During breakfast, our vessel dropped the hook off Pond Island on the east side of Baranof Island. This small islet is a favorite haunt of Lindblad operations in Southeast. In a short stretch, it offers a veritable cocktail of northwest temperate rainforest ingredients. Mature coniferous forest, meadows, shallow lakes evolving to muskeg, and intertidal shores are here. This was our initiation to what a temperate rainforest is all about, in virtually all stages of succession. A series of walks from the Sitka alder-lined beach’s edge, through stands of Sitka spruce and western hemlock, across beaver dams, and over developing bog-like communities, led us through an array of habitats that trace Southeast Alaska’s evolution from Wisconsin ice-age barrenness terrain to slowly maturing blanket bogs. We saw it all here, from the micro flora on a mat of muskeg to the tallest of temperate conifer trees.

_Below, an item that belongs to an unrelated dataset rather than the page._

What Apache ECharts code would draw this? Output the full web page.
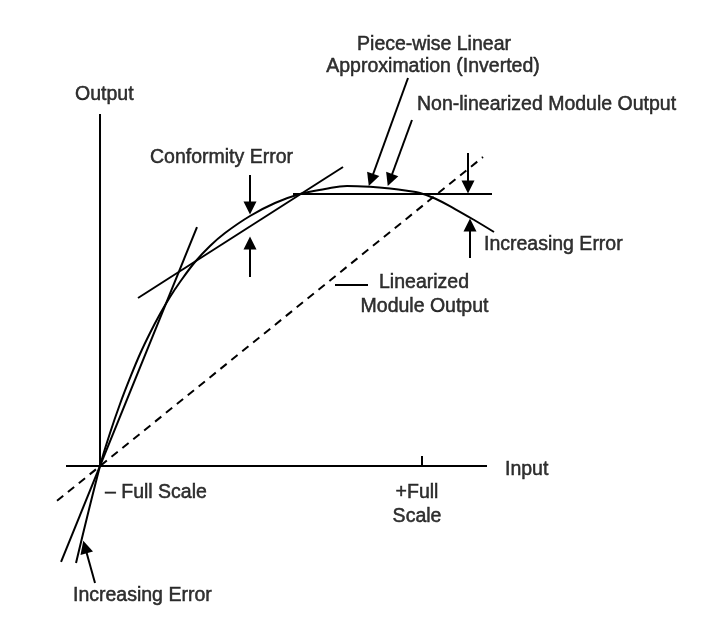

The afternoon weather gave us more of SE Alaska’s lifeblood – rain and gathering winds. The character of Southeast seemed to shift further to the dark side. The Gulf of Alaska is the very breeding ground of storms. Cold air blowing off the Siberian land mass strikes the moisture-laden air of the warm Japanese current. The cauldron boils and bubbles, and a succession of lows, like jets of steam from a kettle, shoot eastward along the Aleutian chain, gather more momentum in the Gulf, then drop down along the outer coast to spend their fury in Southeast Alaska. Entering the great waterway of Chatham Strait, after leaving the relative protection of Pond Island, we took this energy head-on to our bow. Our ship heaved and lurched through the mounting swells. The air was icy and bitter. Rain began to fall in a steady stream. For the next few hours, our vessel beat a southerly course through wind-whipped white caps churned by the gray gloom.

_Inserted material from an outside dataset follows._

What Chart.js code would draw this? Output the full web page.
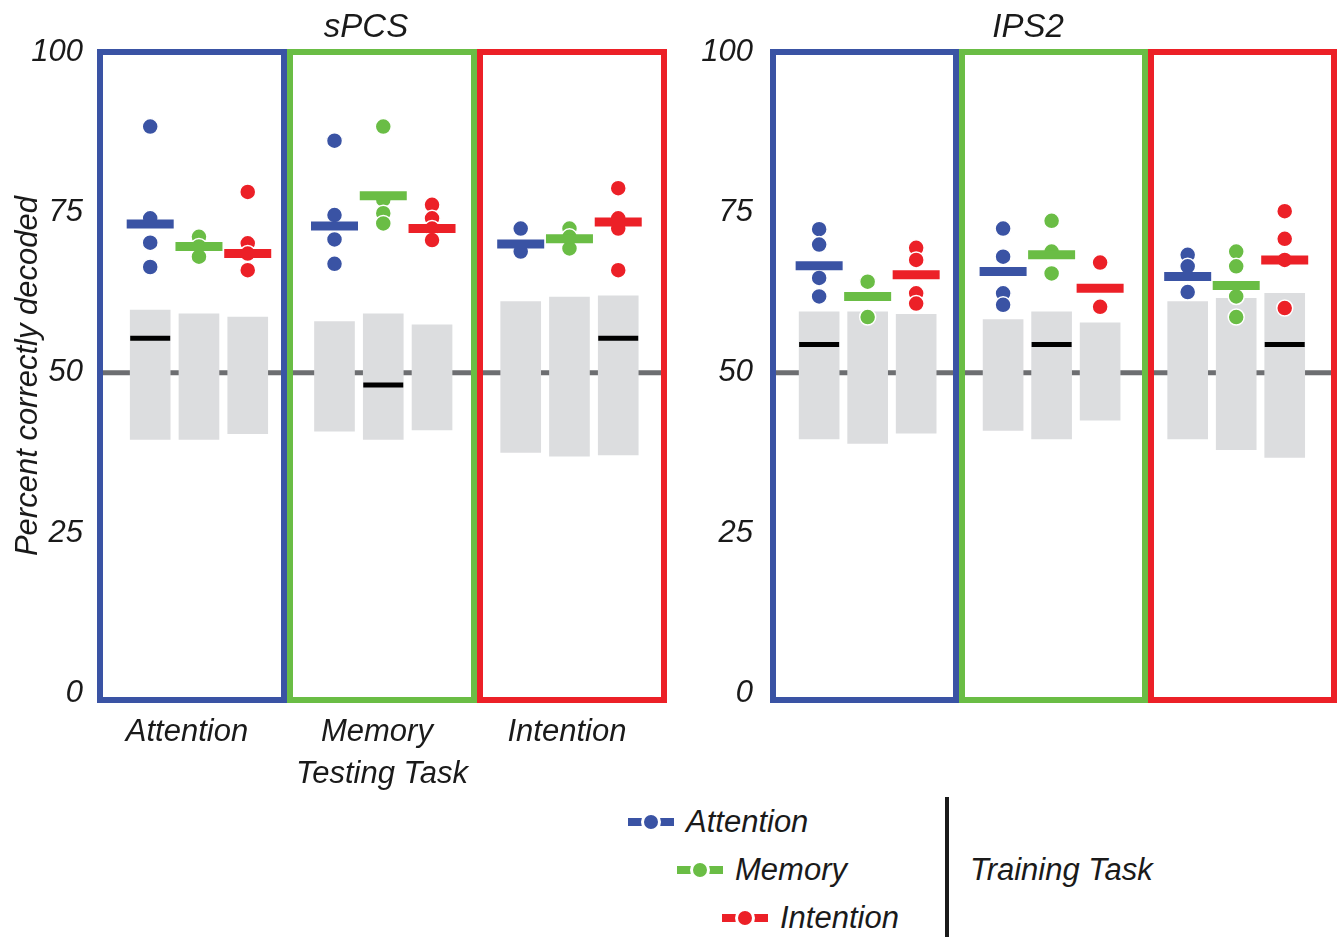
<!DOCTYPE html>
<html>
<head>
<meta charset="utf-8">
<script src="https://cdn.jsdelivr.net/npm/chart.js@4"></script>
<style>
  html, body { margin: 0; padding: 0; overflow: hidden; }
  body { background: #fff; width: 1344px; height: 937px; position: relative;
         font-family: 'Liberation Sans', Arial, sans-serif; font-style: italic; color: #1a1a1a; }
  .panel { position: absolute; top: 0; }
  #panelSpcs { left: 0; width: 732px; height: 800px; }
  #panelIps2 { left: 679px; width: 698px; height: 739px; }
  .key { position: absolute; display: flex; align-items: center; font-size: 31px; transform: translateY(-50%); white-space: nowrap; }
  .mark { position: relative; width: 46px; height: 20px; margin-right: 12px; }
  .mark::before { content: ''; position: absolute; left: 0; right: 0; top: 6px; height: 8px; background: var(--c); }
  .mark::after { content: ''; position: absolute; left: 13px; top: 0; width: 14px; height: 14px;
                 border: 3px solid #fff; border-radius: 50%; background: var(--c); }
  #divider { position: absolute; left: 945px; top: 797px; width: 4px; height: 140px; background: #1a1a1a; }
  #training { position: absolute; left: 970px; top: 870px; font-size: 31px; transform: translateY(-50%); white-space: nowrap; }
</style>
</head>
<body>
<div class="panel" id="panelSpcs"><canvas id="spcs" width="732" height="800" style="width:732px;height:800px"></canvas></div>
<div class="panel" id="panelIps2"><canvas id="ips2" width="698" height="739" style="width:698px;height:739px"></canvas></div>
<div id="legend"></div>
<div id="divider"></div>
<div id="training">Training Task</div>
<script>
const testingTasks = ['Attention', 'Memory', 'Intention'];
const trainingTasks = ['Attention', 'Memory', 'Intention'];
const taskColors = ['#3a53a4', '#6abd45', '#ec2027'];
const yTicks = [0, 25, 50, 75, 100];
const chanceLevel = 50;

// sPCS, indexed [testing task][training task]
const spcsSubjects = [
    [[88.4, 74.1, 70.3, 66.5], [71.2, 69.7, 68.1], [78.2, 70.2, 68.6, 66.0]],
    [[86.2, 74.6, 70.8, 67.0], [88.4, 77.0, 74.9, 73.3], [76.2, 74.1, 72.5, 70.7]],
    [[72.5, 68.9], [72.5, 71.2, 69.4], [78.8, 74.1, 72.5, 66.0]]
];
const spcsMeans = [[73.2, 69.7, 68.6], [72.9, 77.6, 72.5], [70.1, 70.9, 73.5]];
const spcsNullLow = [[39.6, 39.6, 40.5], [40.9, 39.6, 41.1], [37.6, 37.0, 37.2]];
const spcsNullHigh = [[59.8, 59.2, 58.7], [58.0, 59.2, 57.5], [61.1, 61.8, 62.0]];
const spcsNullMedian = [55.4, 48.1, 55.4];   // same-task decoding only

// IPS2
const ips2Subjects = [
    [[72.4, 70.0, 64.8, 61.9], [64.2, 58.7], [69.5, 67.6, 62.4, 60.8]],
    [[72.5, 68.1, 62.4, 60.6], [73.7, 68.9, 65.5], [67.2, 60.3]],
    [[68.4, 66.6, 62.6], [68.9, 66.6, 61.9, 58.7], [75.2, 70.9, 67.6, 60.1]]
];
const ips2Means = [[66.7, 61.9, 65.3], [65.8, 68.4, 63.2], [65.0, 63.6, 67.6]];
const ips2NullLow = [[39.7, 39.0, 40.6], [41.0, 39.7, 42.6], [39.7, 38.0, 36.8]];
const ips2NullHigh = [[59.5, 59.5, 59.1], [58.3, 59.5, 57.8], [61.1, 61.6, 62.4]];
const ips2NullMedian = [54.4, 54.4, 54.4];

Chart.defaults.font.family = "'Liberation Sans', Arial, sans-serif";
Chart.defaults.font.style = 'italic';
Chart.defaults.font.size = 31;
Chart.defaults.color = '#1a1a1a';

function slotX(slots, g, j) {
    return 3 * g + slots[g] + 0.77 * j;
}

function buildDatasets(subjects, means, lows, highs, medians, slots) {
    const bars = [];
    const medianPts = [];
    testingTasks.forEach((t, g) => {
        trainingTasks.forEach((r, j) => {
            bars.push({ x: slotX(slots, g, j), y: [lows[g][j], highs[g][j]] });
        });
        medianPts.push({ x: slotX(slots, g, g), y: medians[g] });
    });

    const datasets = [{
        type: 'bar',
        data: bars,
        backgroundColor: '#dcdddf',
        barThickness: 40,
        order: 3
    }, {
        type: 'scatter',
        data: medianPts,
        pointStyle: 'line',
        pointRadius: 20,
        pointBorderWidth: 5,
        pointBorderColor: '#000',
        order: 2
    }];

    trainingTasks.forEach((r, j) => {
        const dots = [];
        const avg = [];
        testingTasks.forEach((t, g) => {
            subjects[g][j].forEach(v => dots.push({ x: slotX(slots, g, j), y: v }));
            avg.push({ x: slotX(slots, g, j), y: means[g][j] });
        });
        datasets.push({
            type: 'scatter',
            label: r,
            data: dots,
            pointRadius: 8,
            pointBackgroundColor: taskColors[j],
            pointBorderColor: '#fff',
            pointBorderWidth: 1.5,
            order: 1
        });
        datasets.push({
            type: 'scatter',
            label: r + ' mean',
            data: avg,
            pointStyle: 'line',
            pointRadius: 23.5,
            pointBorderWidth: 9,
            pointBorderColor: taskColors[j],
            order: 0
        });
    });
    return datasets;
}

const framePlugin = {
    id: 'frames',
    beforeDatasetsDraw(chart) {
        const { ctx, chartArea, scales: { y } } = chart;
        const py = y.getPixelForValue(chanceLevel);
        ctx.save();
        ctx.strokeStyle = '#6d6e71';
        ctx.lineWidth = 5;
        ctx.beginPath();
        ctx.moveTo(chartArea.left, py);
        ctx.lineTo(chartArea.right, py);
        ctx.stroke();
        ctx.restore();
    },
    afterDatasetsDraw(chart) {
        const { ctx, chartArea, scales: { x } } = chart;
        ctx.save();
        ctx.lineWidth = 6;
        testingTasks.forEach((t, g) => {
            const x0 = x.getPixelForValue(3 * g);
            const x1 = x.getPixelForValue(3 * g + 3);
            ctx.strokeStyle = taskColors[g];
            ctx.strokeRect(x0 + 3, chartArea.top + 3, x1 - x0 - 6, chartArea.bottom - chartArea.top - 6);
        });
        ctx.restore();
    }
};

function makeChart(id, title, datasets, opts) {
    return new Chart(document.getElementById(id), {
        type: 'bar',
        data: { datasets },
        plugins: [framePlugin],
        options: {
            responsive: false,
            animation: false,
            events: [],
            layout: { padding: { left: 0, right: 0, top: 0, bottom: opts.bottomPad } },
            plugins: {
                legend: { display: false },
                tooltip: { enabled: false },
                title: {
                    display: true,
                    text: title,
                    font: { size: 33, style: 'italic', weight: 'normal' },
                    padding: { top: 8, bottom: 1.4 }
                }
            },
            scales: {
                x: {
                    type: 'linear',
                    min: 0,
                    max: 9,
                    offset: false,
                    grid: { display: false, drawTicks: false },
                    border: { display: false },
                    afterBuildTicks: scale => {
                        scale.ticks = testingTasks.map((t, g) => ({ value: 3 * g + 1.42 }));
                    },
                    afterFit: scale => { scale.height = opts.showX ? 97 : 0; },
                    ticks: {
                        display: opts.showX,
                        autoSkip: false,
                        maxRotation: 0,
                        padding: 11,
                        callback: (v, i) => testingTasks[i]
                    },
                    title: {
                        display: opts.showX,
                        text: 'Testing Task',
                        padding: { top: 0, bottom: 7 }
                    }
                },
                y: {
                    min: -1.5,
                    max: 100.5,
                    grid: { display: false, drawTicks: false },
                    border: { display: false },
                    afterBuildTicks: scale => {
                        scale.ticks = yTicks.map(v => ({ value: v }));
                    },
                    afterFit: scale => { scale.width = opts.yWidth; },
                    ticks: { padding: opts.tickPad },
                    title: {
                        display: opts.showYTitle,
                        text: 'Percent correctly decoded',
                        padding: { top: 10, bottom: 0 }
                    }
                },
                // empty right-hand axis, only reserves space so the title stays centred on the canvas
                spacer: {
                    type: 'linear',
                    position: 'right',
                    display: false,
                    afterFit: scale => { scale.width = opts.rightGap; }
                }
            }
        }
    });
}

makeChart('spcs', 'sPCS',
    buildDatasets(spcsSubjects, spcsMeans, spcsNullLow, spcsNullHigh, spcsNullMedian, [0.84, 0.75, 0.69]),
    { bottomPad: 0, rightGap: 65, showX: true, yWidth: 97, tickPad: 14, showYTitle: true });

makeChart('ips2', 'IPS2',
    buildDatasets(ips2Subjects, ips2Means, ips2NullLow, ips2NullHigh, ips2NullMedian, [0.78, 0.70, 0.63]),
    { bottomPad: 36, rightGap: 40, showX: false, yWidth: 91, tickPad: 17, showYTitle: false });

// training-task key below the panels
const keySpots = [[628, 822], [677, 870], [722, 918]];
const legendEl = document.getElementById('legend');
trainingTasks.forEach((r, j) => {
    const item = document.createElement('div');
    item.className = 'key';
    item.style.left = keySpots[j][0] + 'px';
    item.style.top = keySpots[j][1] + 'px';
    item.innerHTML = '<span class="mark" style="--c:' + taskColors[j] + '"></span><span>' + r + '</span>';
    legendEl.appendChild(item);
});
</script>
</body>
</html>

By mid-afternoon the sea state calmed and the winds began to abate. The rugged mountains of Kuiu Island to the south of Frederick Sound had offered us a reprieve from the inclement onslaught. In short time the winds had died, the seas calmed to liquid gray. We anchored in Saginaw Bay to explore the ancient limestone shoreline. The cobbled beach of Saginaw’s eastern side rises steeply to ancient cliffs. These sharp and angled walls tell a unique tale. This section of SE Alaska was once a coral reef, under warm Permian seas. Carried upon the Earth’s great crustal plates over the course of eons, this section of coast now rests in very different climes. With close inspection, the layers of rock can be deciphered. Brachiopods (lampshells), bryozoans, fusilinids, and crinoids (sea lilies), among others are interred here in fossilized form. These ancient invertebrates are the recipients of a long, slow, and perhaps, tortured, geologic journey to cooler northern reaches. Scanning the rocky faces, we were reading a bit more of the complex book that is the tale of present-day Southeast Alaska.